While Perla hasn’t had any direct experience as a college admissions officer, she doesn’t find that as beneficial as it may seem.
“Admissions officers who have done it as a career over a long period of time and have represented more schools at numerous levels bring a level of knowledge and experience that would be great to have. But knowing one school especially well doesn’t help a small school with diverse interests like ours,” she said.
In comparison to this past year, Perla plans to manage her time better, especially since she will be more than doubling her student load to 34 next year — meaning more letters of recommendation, letters to parents, college lists and essays to read.

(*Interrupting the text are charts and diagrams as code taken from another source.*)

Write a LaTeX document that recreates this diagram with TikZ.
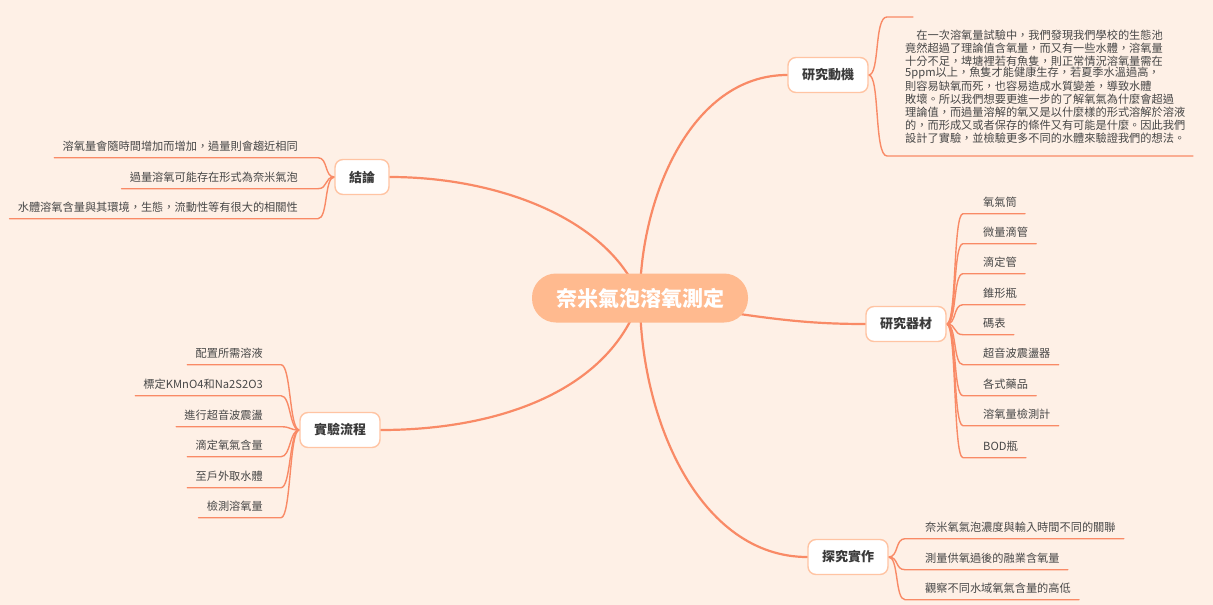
\documentclass[tikz,border=0pt]{standalone}
\usepackage{fontspec}
\setmainfont{Noto Sans CJK TC}
\usetikzlibrary{calc}
\definecolor{bgc}{HTML}{FEF0E6}
\definecolor{linec}{HTML}{F98A66}
\definecolor{borderc}{HTML}{FFC4A3}
\definecolor{rootc}{HTML}{FFBA8F}
\definecolor{txtc}{HTML}{3A3A3A}
\definecolor{leafc}{HTML}{474747}
\pgfdeclarelayer{bg}
\pgfdeclarelayer{edges}
\pgfsetlayers{bg,edges,main}
\tikzset{
  rootnode/.style={fill=rootc, rounded corners=24pt, minimum width=216pt, minimum height=49pt,
    text=white, font=\fontsize{21}{24}\selectfont\bfseries, inner sep=0pt},
  branchnode/.style={fill=white, draw=borderc, line width=1.4pt, rounded corners=8pt,
    minimum height=35pt, inner xsep=14pt, inner ysep=0pt, text=txtc,
    font=\fontsize{13}{15}\selectfont\bfseries},
  leaf/.style={text=leafc, font=\fontsize{11.2}{13}\selectfont, inner xsep=8pt, inner ysep=0pt,
    minimum height=23pt},
  para/.style={text=leafc, font=\fontsize{11.2}{13}\selectfont, inner sep=0pt},
  mainline/.style={draw=linec, line width=2.2pt, line cap=round},
  twig/.style={draw=linec, line width=1.4pt, line cap=round},
}
\begin{document}
\begin{tikzpicture}[x=1pt,y=-1pt]
\begin{pgfonlayer}{bg}
\fill[bgc] (0,0) rectangle (1213,605);
\end{pgfonlayer}
\useasboundingbox (0,0) rectangle (1213,605);

% root and branches
\node[rootnode] (root) at (640,298) {奈米氣泡溶氧測定};
\node[branchnode] (mot) at (828,75) {研究動機};
\node[branchnode] (mat) at (906,324) {研究器材};
\node[branchnode] (inq) at (848,557) {探究實作};
\node[branchnode] (con) at (362,177) {結論};
\node[branchnode] (exp) at (340,430) {實驗流程};

\begin{pgfonlayer}{edges}
\draw[mainline] (root.center) .. controls (640,200) and (690,75) .. (mot.west);
\draw[mainline] (root.center) .. controls (760,318) and (800,324) .. (mat.west);
\draw[mainline] (root.center) .. controls (640,420) and (700,557) .. (inq.west);
\draw[mainline] (root.center) .. controls (610,220) and (500,177) .. (con.east);
\draw[mainline] (root.center) .. controls (610,390) and (500,430) .. (exp.east);
\end{pgfonlayer}

% motivation paragraph
\node[para, anchor=west] (p1) at (905,35) {　在一次溶氧量試驗中，我們發現我們學校的生態池};
\node[para, anchor=west] (p2) at (905,48) {竟然超過了理論值含氧量，而又有一些水體，溶氧量};
\node[para, anchor=west] (p3) at (905,61) {十分不足，埤塘裡若有魚隻，則正常情況溶氧量需在};
\node[para, anchor=west] (p4) at (905,73) {5ppm以上，魚隻才能健康生存，若夏季水溫過高，};
\node[para, anchor=west] (p5) at (905,86) {則容易缺氧而死，也容易造成水質變差，導致水體};
\node[para, anchor=west] (p6) at (905,99) {敗壞。所以我們想要更進一步的了解氧氣為什麼會超過};
\node[para, anchor=west] (p7) at (905,112) {理論值，而過量溶解的氧又是以什麼樣的形式溶解於溶液};
\node[para, anchor=west] (p8) at (905,125) {的，而形成又或者保存的條件又有可能是什麼。因此我們};
\node[para, anchor=west] (p9) at (905,138) {設計了實驗，並檢驗更多不同的水體來驗證我們的想法。};
\coordinate (mtop) at (913,17);
\coordinate (mbot) at (1193,156);
\begin{pgfonlayer}{edges}
\draw[twig] (mot.east) .. controls (880,75) and (874,17) .. (887,17) -- (mtop);
\draw[twig] (mot.east) .. controls (880,75) and (874,156) .. (887,156) -- (mbot);
\end{pgfonlayer}

% materials
\foreach \i/\y/\t in {1/202/氧氣筒, 2/232/微量滴管, 3/262/滴定管, 4/293/錐形瓶, 5/323/碼表,
  6/353/超音波震盪器, 7/384/各式藥品, 8/414/溶氧量檢測計, 9/446/BOD瓶}{
  \node[leaf, anchor=west] (m\i) at (975,\y) {\t};
  \begin{pgfonlayer}{edges}
  \draw[twig] (mat.east) .. controls ($(mat.east)+(10,0)$) and ($(m\i.south west)+(-22,0)$)
    .. ($(m\i.south west)+(-12,0)$) -- (m\i.south east);
  \end{pgfonlayer}
}

% inquiry
\foreach \i/\y/\t in {1/527/奈米氧氣泡濃度與輸入時間不同的關聯, 2/558/測量供氧過後的融業含氧量,
  3/588/觀察不同水域氧氣含量的高低}{
  \node[leaf, anchor=west] (q\i) at (917,\y) {\t};
  \begin{pgfonlayer}{edges}
  \draw[twig] (inq.east) .. controls ($(inq.east)+(10,0)$) and ($(q\i.south west)+(-22,0)$)
    .. ($(q\i.south west)+(-12,0)$) -- (q\i.south east);
  \end{pgfonlayer}
}

% conclusions
\foreach \i/\y/\t in {1/146/溶氧量會隨時間增加而增加，過量則會趨近相同, 2/177/過量溶氧可能存在形式為奈米氣泡,
  3/207/水體溶氧含量與其環境，生態，流動性等有很大的相關性}{
  \node[leaf, anchor=east] (c\i) at (306,\y) {\t};
  \begin{pgfonlayer}{edges}
  \draw[twig] (con.west) .. controls ($(con.west)+(-10,0)$) and ($(c\i.south east)+(22,0)$)
    .. ($(c\i.south east)+(12,0)$) -- (c\i.south west);
  \end{pgfonlayer}
}

% experiment procedure
\foreach \i/\y/\t in {1/353/配置所需溶液, 2/384/標定KMnO4和Na2S2O3, 3/415/進行超音波震盪,
  4/445/滴定氧氣含量, 5/476/至戶外取水體, 6/506/檢測溶氧量}{
  \node[leaf, anchor=east] (e\i) at (271,\y) {\t};
  \begin{pgfonlayer}{edges}
  \draw[twig] (exp.west) .. controls ($(exp.west)+(-10,0)$) and ($(e\i.south east)+(20,0)$)
    .. ($(e\i.south east)+(10,0)$) -- (e\i.south west);
  \end{pgfonlayer}
}
\end{tikzpicture}
\end{document}
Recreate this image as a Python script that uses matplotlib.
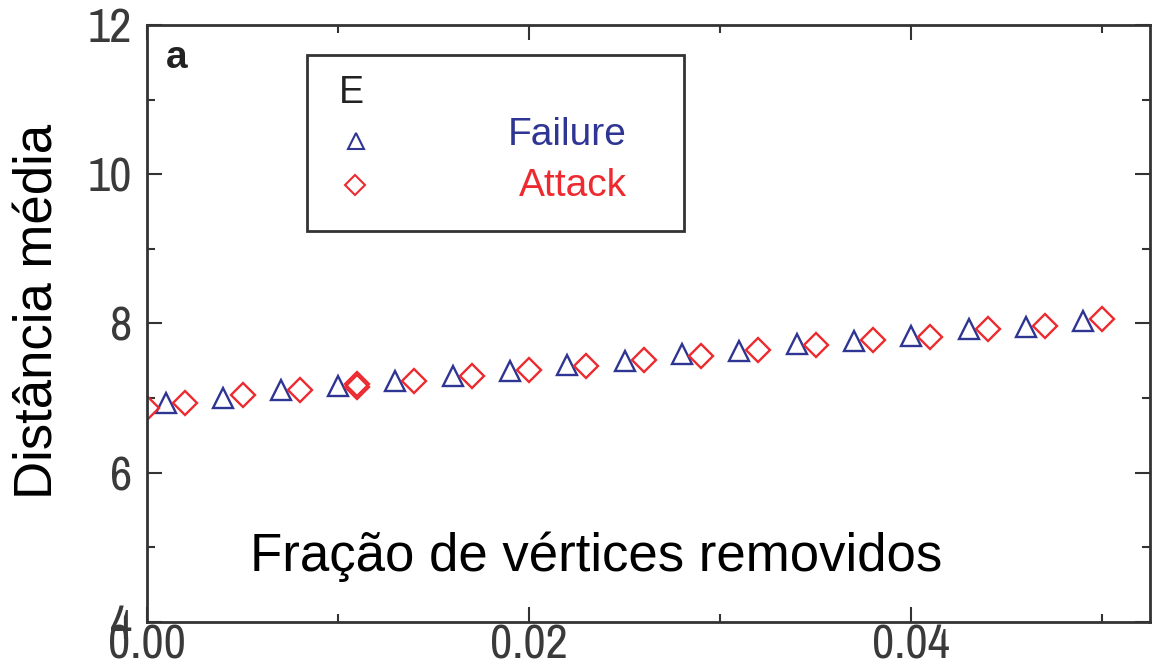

She plans to have all of the introductory meetings with the juniors done before spring break, spend the summer putting together the information necessary for each application and finalize letters of recommendation when school starts.
Bauman commended Perla’s work ethic.
“She learns so fast — she’s learning about all of the colleges, and she’s totally devoted to the students and helping them,” she said.
College counseling is always changing and there’s something new to learn or stay up to date on, Bauman said.
“It’s only natural that she uses technology better than I do. She’s bringing some innovation to the job that I might not have had the time to investigate,” she said.
Perla is also the parent of high school freshman Cecilia DeBerry and junior Simone DeBerry. Simone will be starting college applications next year.
“I feel that understanding the process makes it so I can see just the wide variety of possibilities. As a result, this makes me more comfortable about letting her handle as much as she wants by herself without me,” she said.
DeBerry said having her mother as a college counselor, specifically at this school, is beneficial.
“At first, I didn’t think so, but I’ve gotten a realistic approach about the application process, and it’s allowed me to get a head start on considering colleges to apply to and what I want to get out of college,” DeBerry said.
Senior Jesus Aispuro has been working with Perla as he prepares to leave for college.
“Whenever I’ve had many questions about the application process or financial aid programs, I can always approach her. Even when it’s the night that the application is due, she’ll still be willing to read my essays and be available via email,” he said.
All in all, Perla finds the whole process rewarding.
“The month of March is going to become my favorite month because I find out something new every day. It’s fun to hear and see people so happy and excited,” she said. “I feel like I’ve done a decent job when students voluntarily come and find me to say where they’ve gotten in because we don’t require that you tell us. I feel like I made some sort of connection with this person when they feel motivated to come back and tell me what’s going on.”